More Typing Problems

[Nathan Bryant]

Ming's original example had this:

DBSet<String> result = allCustomer()
         .select(#(c){c.getName()})
         .sortedByStringAscending(#(str){str});

So what you're saying is that the inferencer starts with the target type
DBSet<String> from the declaration of "result".

In this specific example at least, the inferencer could still start
there, and proceed by noticing that sortedByStringAscending returns type
DBSet<T> which is a transitive closure case. (DBSet<T> has to be the
same as the return type of select())


-----Original Message-----
From: lambda-dev-bounces at openjdk.java.net
[mailto:lambda-dev-bounces at openjdk.java.net] On Behalf Of Maurizio
Cimadamore
...

Of course if you throw the expected type into the picture, the compiler 
can figure out that U is String and not Object.

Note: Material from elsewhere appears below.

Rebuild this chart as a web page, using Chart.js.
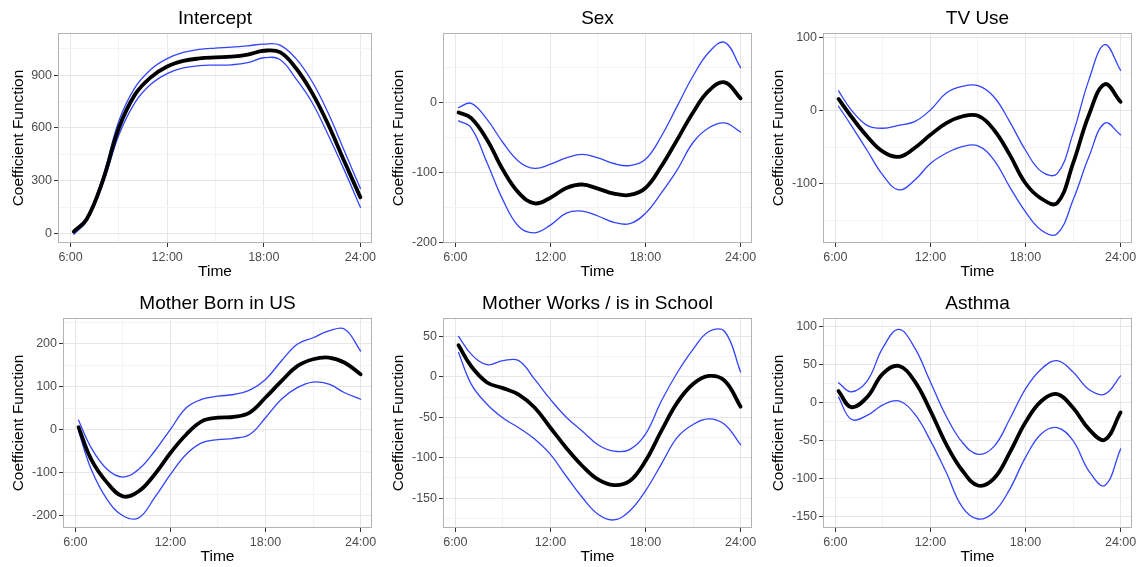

But in your example, the

one with the chained calls, there's no expected type (because the 
expected type refers to the chained call to 'sortedByStringAscending'). 
Which means the compiler has two options here: (i) issue an error 
because the inferencer doesn't have enough info to infer a type for c or

(ii) try to infer a 'default' type for c. We currently have choosed (ii)

since this is the way Java method type-inference work *already* - which 
means we think it's less disruptive to average Java programmers.